If any anomalies are found, they further recommend that the fossil record could be examined for candidate species, which would raise questions about their ultimate fate.
Of course, they also acknowledge that more evidence is necessary before the Silurian Hypothesis can be considered viable.
For instance, many past events where abrupt climate change took place have been linked to changes in volcanic/tectonic activity.
Second, there is the fact that current changes in our climate are happening faster than in any other geological period. However, this is difficult to say for certain since there are limits when it comes to the chronology of the geological record.
In the end, more research will be necessary to determine how long previous extinction events (those that were not due to impacts) took as well.
Beyond Earth, this study may also have implications for the study of past life on planets like Mars and Venus.
Here too, the authors suggest how explorations of both could reveal the existence of past civilizations, and maybe even bolster the possibility of finding evidence of past civilizations on Earth.
"We note here that abundant evidence exists of surface water in ancient Martian climates (3.8 Ga), and speculation that early Venus (2 Ga to 0.7 Ga) was habitable (due to a dimmer sun and lower CO2 atmosphere) has been supported by recent modeling studies," they state."

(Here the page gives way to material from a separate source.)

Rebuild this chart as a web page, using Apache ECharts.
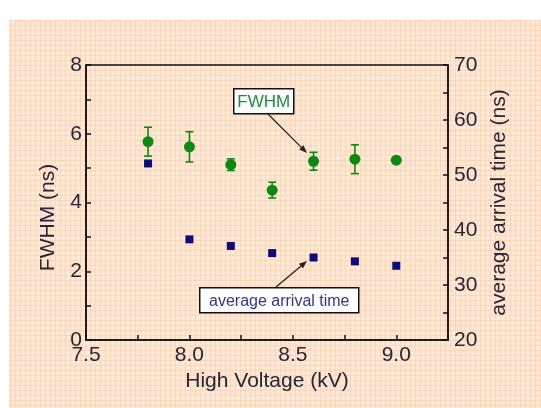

"Conceivably, deep drilling operations could be carried out on either planet in future to assess their geological history. This would constrain consideration of what the fingerprint might be of life, and even organized civilization."

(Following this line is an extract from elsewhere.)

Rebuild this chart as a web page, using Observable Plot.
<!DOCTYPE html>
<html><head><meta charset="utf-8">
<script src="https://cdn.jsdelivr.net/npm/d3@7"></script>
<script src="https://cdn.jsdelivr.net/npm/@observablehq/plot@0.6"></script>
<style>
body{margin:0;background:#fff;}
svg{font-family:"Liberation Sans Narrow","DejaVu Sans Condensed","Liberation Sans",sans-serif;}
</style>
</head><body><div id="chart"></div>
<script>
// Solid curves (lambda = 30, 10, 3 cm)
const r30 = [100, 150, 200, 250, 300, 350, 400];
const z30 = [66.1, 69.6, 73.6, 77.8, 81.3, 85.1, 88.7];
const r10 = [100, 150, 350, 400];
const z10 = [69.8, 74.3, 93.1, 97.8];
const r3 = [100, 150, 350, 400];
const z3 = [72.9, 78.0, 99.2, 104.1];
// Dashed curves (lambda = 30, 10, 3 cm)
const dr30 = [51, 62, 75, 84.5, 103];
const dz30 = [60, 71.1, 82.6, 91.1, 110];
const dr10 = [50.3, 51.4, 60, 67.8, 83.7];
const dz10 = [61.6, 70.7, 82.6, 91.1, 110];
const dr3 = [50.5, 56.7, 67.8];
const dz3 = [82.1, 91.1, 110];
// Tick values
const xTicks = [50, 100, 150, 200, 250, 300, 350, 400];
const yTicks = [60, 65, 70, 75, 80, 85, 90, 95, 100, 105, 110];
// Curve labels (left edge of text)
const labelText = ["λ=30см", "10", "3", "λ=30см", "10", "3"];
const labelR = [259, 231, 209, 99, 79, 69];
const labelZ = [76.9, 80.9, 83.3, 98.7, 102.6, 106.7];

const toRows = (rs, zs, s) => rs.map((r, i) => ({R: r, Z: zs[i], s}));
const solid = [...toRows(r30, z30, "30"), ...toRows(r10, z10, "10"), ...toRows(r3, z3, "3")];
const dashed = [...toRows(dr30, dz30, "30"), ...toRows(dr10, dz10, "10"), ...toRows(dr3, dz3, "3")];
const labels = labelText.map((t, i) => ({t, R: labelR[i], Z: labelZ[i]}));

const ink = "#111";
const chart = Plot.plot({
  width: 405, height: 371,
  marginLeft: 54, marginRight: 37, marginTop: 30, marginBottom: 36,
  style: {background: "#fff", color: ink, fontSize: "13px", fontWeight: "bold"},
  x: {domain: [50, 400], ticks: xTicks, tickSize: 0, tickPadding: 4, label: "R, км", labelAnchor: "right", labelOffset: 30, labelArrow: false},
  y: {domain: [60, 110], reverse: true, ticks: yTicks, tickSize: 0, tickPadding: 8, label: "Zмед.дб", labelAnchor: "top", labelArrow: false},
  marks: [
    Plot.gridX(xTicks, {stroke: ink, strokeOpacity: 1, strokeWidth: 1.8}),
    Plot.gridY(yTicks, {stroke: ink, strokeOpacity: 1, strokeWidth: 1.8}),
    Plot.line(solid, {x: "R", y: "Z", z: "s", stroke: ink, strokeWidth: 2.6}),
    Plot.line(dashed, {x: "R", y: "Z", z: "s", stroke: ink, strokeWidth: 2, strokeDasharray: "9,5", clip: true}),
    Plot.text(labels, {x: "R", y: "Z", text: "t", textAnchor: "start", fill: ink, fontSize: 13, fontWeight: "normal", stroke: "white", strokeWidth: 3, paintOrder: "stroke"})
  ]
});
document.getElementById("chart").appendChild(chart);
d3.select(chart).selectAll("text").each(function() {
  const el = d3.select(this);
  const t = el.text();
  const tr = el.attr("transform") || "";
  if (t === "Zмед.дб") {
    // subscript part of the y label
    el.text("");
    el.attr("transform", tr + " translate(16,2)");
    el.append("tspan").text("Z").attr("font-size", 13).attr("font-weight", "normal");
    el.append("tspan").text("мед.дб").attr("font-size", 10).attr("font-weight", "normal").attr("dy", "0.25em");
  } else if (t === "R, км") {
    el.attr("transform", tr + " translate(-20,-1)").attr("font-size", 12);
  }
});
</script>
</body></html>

Two key aspects of the Drake Equation, which addresses the probability of finding life elsewhere in the galaxy, are the sheer number of stars and planets out there and the amount of time life has had to evolve.
Until now, it has been assumed that one planet would give rise to one intelligent species capable of advanced technology and communications.
But if this number should prove to be more, we may a find a galaxy filled with civilizations, both past and present.
And who knows? The remains of a once advanced and great non-human civilization may very well be right beneath us!